Question

How do you find the volume of the parallelepiped determined by the vectors: $ < 1,3,7 > $ , $ < 2,1,5 > $ and $ < 3,1,1 > $ ?

Answer 1

Hint: Whenever we are given the three vectors to find the volume then we need to remember one thing that the triple product of three vectors gives us the volume which we require. Therefore, we can make use of the formula which is given by: $Volume = |(a \times b).c|$ , where $a = \{ 1,3,7\} $ , $b = \{ 2,1,5\} $ and $c = \{ 3,1,1\} $ . With these we can find the volume of parallelepiped.
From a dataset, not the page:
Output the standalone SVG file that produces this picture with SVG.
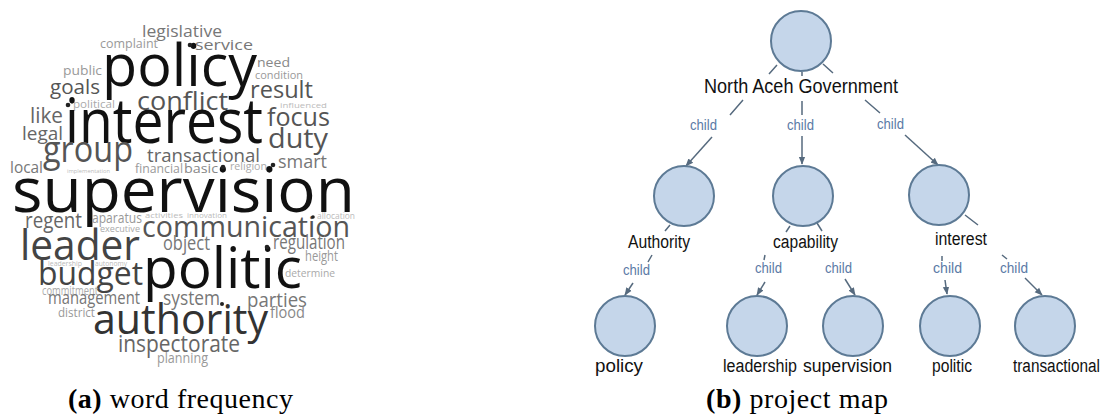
<svg xmlns="http://www.w3.org/2000/svg" width="1105" height="417" viewBox="0 0 1105 417">
<defs>
<style>
.w{font-family:"Open Sans","DejaVu Sans",sans-serif;}
.c1{fill:#111}.c3{fill:#333}.c4{fill:#444}.c5{fill:#555}.c6{fill:#666}.c7{fill:#777}.c8{fill:#888}.c9{fill:#999}.ca{fill:#aaa}.cb{fill:#bbb}
.dot{fill:#222}
.nd{fill:#c5d6ea;stroke:#5d7a95;stroke-width:2}
.lbl{font-family:"Liberation Sans",Arial,sans-serif;fill:#111}
.ch{font-family:"Liberation Sans",Arial,sans-serif;fill:#5b7aa6;font-size:15px}
.ed{stroke:#566a7e;stroke-width:1.5;fill:none}
.cap{font-family:"Liberation Serif","Times New Roman",serif;font-size:28px;fill:#000}
</style>
<marker id="ah" viewBox="0 0 10 10" refX="9" refY="5" markerWidth="8" markerHeight="8" markerUnits="userSpaceOnUse" orient="auto">
<path d="M0,1 L10,5 L0,9 Z" fill="#566a7e"/>
</marker>
</defs>
<rect width="1105" height="417" fill="#fff"/>

<g id="wordcloud" class="w">
<text class="c7" x="142" y="37" font-size="17" textLength="80" lengthAdjust="spacingAndGlyphs">legislative</text>
<text class="c9" x="100" y="48" font-size="12" textLength="58" lengthAdjust="spacingAndGlyphs">complaint</text>
<text class="c7" x="195" y="50" font-size="15" textLength="58" lengthAdjust="spacingAndGlyphs">service</text>
<text class="c1" x="102" y="86" font-size="58" textLength="155" lengthAdjust="spacingAndGlyphs">policy</text>
<text class="c9" x="63" y="75" font-size="12" textLength="39" lengthAdjust="spacingAndGlyphs">public</text>
<text class="c8" x="257" y="67" font-size="13" textLength="33" lengthAdjust="spacingAndGlyphs">need</text>
<text class="c9" x="255" y="79" font-size="11" textLength="48" lengthAdjust="spacingAndGlyphs">condition</text>
<text class="c5" x="50" y="94" font-size="20" textLength="50" lengthAdjust="spacingAndGlyphs">goals</text>
<text class="c5" x="250" y="98" font-size="24" textLength="63" lengthAdjust="spacingAndGlyphs">result</text>
<text class="ca" x="73" y="108" font-size="10" textLength="42" lengthAdjust="spacingAndGlyphs">political</text>
<text class="c5" x="137" y="110" font-size="25" textLength="91" lengthAdjust="spacingAndGlyphs">conflict</text>
<text class="cb" x="280" y="108" font-size="8" textLength="47" lengthAdjust="spacingAndGlyphs">influenced</text>
<text class="c6" x="30" y="123" font-size="22" textLength="33" lengthAdjust="spacingAndGlyphs">like</text>
<text class="c1" x="65" y="143" font-size="62" textLength="198" lengthAdjust="spacingAndGlyphs">interest</text>
<text class="c5" x="267" y="126" font-size="25" textLength="63" lengthAdjust="spacingAndGlyphs">focus</text>
<text class="c6" x="22" y="140" font-size="18" textLength="41" lengthAdjust="spacingAndGlyphs">legal</text>
<text class="c5" x="268" y="148" font-size="28" textLength="60" lengthAdjust="spacingAndGlyphs">duty</text>
<text class="c5" x="43" y="162" font-size="36" textLength="90" lengthAdjust="spacingAndGlyphs">group</text>
<text class="c6" x="147" y="162" font-size="19" textLength="113" lengthAdjust="spacingAndGlyphs">transactional</text>
<text class="c7" x="10" y="173" font-size="16" textLength="33" lengthAdjust="spacingAndGlyphs">local</text>
<text class="cb" x="67" y="173" font-size="6" textLength="43" lengthAdjust="spacingAndGlyphs">implementation</text>
<text class="c9" x="135" y="173" font-size="12" textLength="48" lengthAdjust="spacingAndGlyphs">financial</text>
<text class="c8" x="184" y="173" font-size="12" textLength="34" lengthAdjust="spacingAndGlyphs">basic</text>
<text class="ca" x="230" y="170" font-size="11" textLength="37" lengthAdjust="spacingAndGlyphs">religion</text>
<text class="c7" x="278" y="168" font-size="18" textLength="49" lengthAdjust="spacingAndGlyphs">smart</text>
<text class="c1" x="12" y="212" font-size="62" textLength="343" lengthAdjust="spacingAndGlyphs">supervision</text>
<text class="c6" x="25" y="228" font-size="22" textLength="57" lengthAdjust="spacingAndGlyphs">regent</text>
<text class="c9" x="92" y="223" font-size="15" textLength="50" lengthAdjust="spacingAndGlyphs">aparatus</text>
<text class="cb" x="145" y="218" font-size="8" textLength="38" lengthAdjust="spacingAndGlyphs">activities</text>
<text class="cb" x="187" y="218" font-size="8" textLength="40" lengthAdjust="spacingAndGlyphs">innovation</text>
<text class="cb" x="317" y="219" font-size="9" textLength="38" lengthAdjust="spacingAndGlyphs">allocation</text>
<text class="ca" x="100" y="232" font-size="9" textLength="40" lengthAdjust="spacingAndGlyphs">executive</text>
<text class="c5" x="142" y="237" font-size="30" textLength="208" lengthAdjust="spacingAndGlyphs">communication</text>
<text class="c4" x="20" y="260" font-size="42" textLength="120" lengthAdjust="spacingAndGlyphs">leader</text>
<text class="c7" x="163" y="250" font-size="20" textLength="47" lengthAdjust="spacingAndGlyphs">object</text>
<text class="c7" x="273" y="249" font-size="20" textLength="72" lengthAdjust="spacingAndGlyphs">regulation</text>
<text class="c9" x="305" y="261" font-size="14" textLength="33" lengthAdjust="spacingAndGlyphs">height</text>
<text class="cb" x="48" y="266" font-size="7" textLength="34" lengthAdjust="spacingAndGlyphs">leadership</text>
<text class="cb" x="95" y="266" font-size="7" textLength="32" lengthAdjust="spacingAndGlyphs">autonomy</text>
<text class="c1" x="143" y="288" font-size="57" textLength="159" lengthAdjust="spacingAndGlyphs">politic</text>
<text class="ca" x="285" y="277" font-size="11" textLength="50" lengthAdjust="spacingAndGlyphs">determine</text>
<text class="c4" x="38" y="285" font-size="32" textLength="105" lengthAdjust="spacingAndGlyphs">budget</text>
<text class="ca" x="42" y="295" font-size="12" textLength="56" lengthAdjust="spacingAndGlyphs">commitment</text>
<text class="c7" x="48" y="304" font-size="18" textLength="92" lengthAdjust="spacingAndGlyphs">management</text>
<text class="c7" x="163" y="305" font-size="20" textLength="57" lengthAdjust="spacingAndGlyphs">system</text>
<text class="c7" x="247" y="307" font-size="20" textLength="60" lengthAdjust="spacingAndGlyphs">parties</text>
<text class="c9" x="58" y="317" font-size="12" textLength="37" lengthAdjust="spacingAndGlyphs">district</text>
<text class="c3" x="93" y="334" font-size="42" textLength="175" lengthAdjust="spacingAndGlyphs">authority</text>
<text class="c8" x="270" y="318" font-size="16" textLength="35" lengthAdjust="spacingAndGlyphs">flood</text>
<text class="c6" x="118" y="352" font-size="24" textLength="122" lengthAdjust="spacingAndGlyphs">inspectorate</text>
<text class="c9" x="157" y="363" font-size="14" textLength="51" lengthAdjust="spacingAndGlyphs">planning</text>
<circle class="dot" cx="190" cy="45" r="2.3"/>
<circle class="dot" cx="68" cy="105" r="2.3"/>
<circle class="dot" cx="223" cy="167" r="2.3"/>
<circle class="dot" cx="273" cy="165" r="2.3"/>
<circle class="dot" cx="313" cy="217" r="1.8"/>
<circle class="dot" cx="267" cy="247" r="2.3"/>
<circle class="dot" cx="222" cy="304" r="2"/>
</g>

<g id="connectors">
<path class="ed" d="M777,65 L769,74 M743,100 L730,115"/>
<path class="ed" d="M712,137 L686,166" marker-end="url(#ah)"/>
<path class="ed" d="M802,72 L802,76 M802,101 L802,115"/>
<path class="ed" d="M802,136 L802,164" marker-end="url(#ah)"/>
<path class="ed" d="M823,64 L833,73 M865,100 L880,113"/>
<path class="ed" d="M905,135 L938,165" marker-end="url(#ah)"/>
<path class="ed" d="M670,225 L665,231 M652,255 L648,262"/>
<path class="ed" d="M633,283 L625,295" marker-end="url(#ah)"/>
<path class="ed" d="M790,226 L786,232 M765,255 L764,260"/>
<path class="ed" d="M765,282 L757,295" marker-end="url(#ah)"/>
<path class="ed" d="M817,223 L822,231"/>
<path class="ed" d="M845,279 L855,295" marker-end="url(#ah)"/>
<path class="ed" d="M942,256 L942,261"/>
<path class="ed" d="M945,280 L947,294" marker-end="url(#ah)"/>
<path class="ed" d="M965,215 L978,225 M1002,255 L1007,259"/>
<path class="ed" d="M1025,278 L1042,295" marker-end="url(#ah)"/>
<text class="ch" x="690" y="130" textLength="27" lengthAdjust="spacingAndGlyphs">child</text>
<text class="ch" x="787" y="130" textLength="27" lengthAdjust="spacingAndGlyphs">child</text>
<text class="ch" x="877" y="129" textLength="27" lengthAdjust="spacingAndGlyphs">child</text>
<text class="ch" x="623" y="275" textLength="27" lengthAdjust="spacingAndGlyphs">child</text>
<text class="ch" x="755" y="273" textLength="27" lengthAdjust="spacingAndGlyphs">child</text>
<text class="ch" x="825" y="273" textLength="27" lengthAdjust="spacingAndGlyphs">child</text>
<text class="ch" x="933" y="273" textLength="29" lengthAdjust="spacingAndGlyphs">child</text>
<text class="ch" x="1000" y="273" textLength="28" lengthAdjust="spacingAndGlyphs">child</text>
</g>

<g id="node-root">
<circle class="nd" cx="801" cy="41" r="30"/>
<text class="lbl" x="704" y="93" font-size="20" textLength="194" lengthAdjust="spacingAndGlyphs">North Aceh Government</text>
</g>
<g id="node-authority">
<circle class="nd" cx="684" cy="196" r="30"/>
<text class="lbl" x="628" y="248" font-size="18" textLength="62" lengthAdjust="spacingAndGlyphs">Authority</text>
</g>
<g id="node-capability">
<circle class="nd" cx="803" cy="196" r="30"/>
<text class="lbl" x="773" y="248" font-size="18" textLength="65" lengthAdjust="spacingAndGlyphs">capability</text>
</g>
<g id="node-interest">
<circle class="nd" cx="939" cy="195" r="30"/>
<text class="lbl" x="935" y="245" font-size="18" textLength="52" lengthAdjust="spacingAndGlyphs">interest</text>
</g>
<g id="node-policy">
<circle class="nd" cx="625" cy="326" r="30"/>
<text class="lbl" x="595" y="372" font-size="18" textLength="48" lengthAdjust="spacingAndGlyphs">policy</text>
</g>
<g id="node-leadership">
<circle class="nd" cx="757" cy="326" r="30"/>
<text class="lbl" x="723" y="372" font-size="18" textLength="74" lengthAdjust="spacingAndGlyphs">leadership</text>
</g>
<g id="node-supervision">
<circle class="nd" cx="853" cy="326" r="30"/>
<text class="lbl" x="803" y="372" font-size="18" textLength="89" lengthAdjust="spacingAndGlyphs">supervision</text>
</g>
<g id="node-politic">
<circle class="nd" cx="950" cy="326" r="30"/>
<text class="lbl" x="932" y="372" font-size="18" textLength="40" lengthAdjust="spacingAndGlyphs">politic</text>
</g>
<g id="node-transactional">
<circle class="nd" cx="1045" cy="326" r="30"/>
<text class="lbl" x="1100" y="372" font-size="18" text-anchor="end" textLength="87" lengthAdjust="spacingAndGlyphs">transactional</text>
</g>

<g id="captions">
<text class="cap" x="68" y="408" textLength="225" lengthAdjust="spacing"><tspan font-weight="bold">(a)</tspan> word frequency</text>
<text class="cap" x="706" y="408" textLength="182" lengthAdjust="spacing"><tspan font-weight="bold">(b)</tspan> project map</text>
</g>
</svg>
Complete step by step answer:
Here in this question, they have asked to find the volume of the parallelepiped. They have given three vectors to find the volume. So we know that the triple product of the three vectors gives us the volume of a parallelepiped. We have the formula to find the volume which is given by: $Volume = \left| {\left( {\overrightarrow a \times \overrightarrow b } \right).\overrightarrow c } \right|$
From the given question $a = \{ 1,3,7\} $
 $b = \{ 2,1,5\} $
 $c = \{ 3,1,1\} $
The formula $Volume = \left| {\left( {\overrightarrow a \times \overrightarrow b } \right).\overrightarrow c } \right|$ is written as below for simplification purposes.
\[Volume = \left| {\overrightarrow a .\left( {\overrightarrow b \times \overrightarrow c } \right)} \right| = \left| {\begin{array}{*{20}{c}}
  {{a_1}}&{{a_2}}&{{a_3}} \\
  {{b_1}}&{{b_2}}&{{b_3}} \\
  {{c_1}}&{{c_2}}&{{c_3}}
\end{array}} \right|\]
The above determinant form can be further written in simplified version for the easy simplification.
\[\left| {\begin{array}{*{20}{c}}
  {{a_1}}&{{a_2}}&{{a_3}} \\
  {{b_1}}&{{b_2}}&{{b_3}} \\
  {{c_1}}&{{c_2}}&{{c_3}}
\end{array}} \right| = {a_1}\left[ {\left( {{b_2}{c_3}} \right) - \left( {{c_2}{b_3}} \right)} \right] - {a_2}\left[ {\left( {{b_1}{c_3}} \right) - \left( {{c_1}{b_3}} \right)} \right] + {a_3}\left[ {\left( {{b_1}{c_2}} \right) - \left( {{c_1}{b_2}} \right)} \right]\]
Now, substitute the vectors given in the question that is $a = \{ 1,3,7\} $ , $b = \{ 2,1,5\} $ and $c = \{ 3,1,1\} $.
Therefore, we get
$Volume = \left| {\overrightarrow a .\left( {\overrightarrow b \times \overrightarrow c } \right)} \right| = \left| {\begin{array}{*{20}{c}}
  1&3&7 \\
  2&1&5 \\
  3&1&1
\end{array}} \right|$
Now the above step can be simplified as we discussed in the above steps. So we get
$\left| {\begin{array}{*{20}{c}}
  1&3&7 \\
  2&1&5 \\
  3&1&1
\end{array}} \right| = 1\left[ {\left( {1 \times 1} \right) - \left( {1 \times 5} \right)} \right] - 3\left[ {\left( {2 \times 1} \right) - \left( {3 \times 5} \right)} \right] + 7\left[ {\left( {2 \times 1} \right) - \left( {3 \times 1} \right)} \right]$
Now simplify the above expression to get the required volume. Therefore, we get
$ \Rightarrow \left| {\begin{array}{*{20}{c}}
  1&3&7 \\
  2&1&5 \\
  3&1&1
\end{array}} \right| = 1\left[ {1 - 5} \right] - 3\left[ {2 - 15} \right] + 7\left[ {2 - 3} \right]$
$ \Rightarrow \left| {\begin{array}{*{20}{c}}
  1&3&7 \\
  2&1&5 \\
  3&1&1
\end{array}} \right| = 1\left[ { - 4} \right] - 3\left[ { - 13} \right] + 7\left[ { - 1} \right]$
$ \Rightarrow \left| {\begin{array}{*{20}{c}}
  1&3&7 \\
  2&1&5 \\
  3&1&1
\end{array}} \right| = - 4 + 39 - 7$
$ \Rightarrow \left| {\begin{array}{*{20}{c}}
  1&3&7 \\
  2&1&5 \\
  3&1&1
\end{array}} \right| = 28uni{t^3}$

Therefore the volume of parallelepiped is $28uni{t^3}$.

Note: Whenever they ask to find out the volume if we are given with three vectors then only we can find by using the above procedure, if not then we cannot make use of this formula. While simplifying the vectors be careful because we may make some minor mistakes that can lead to wrong answers.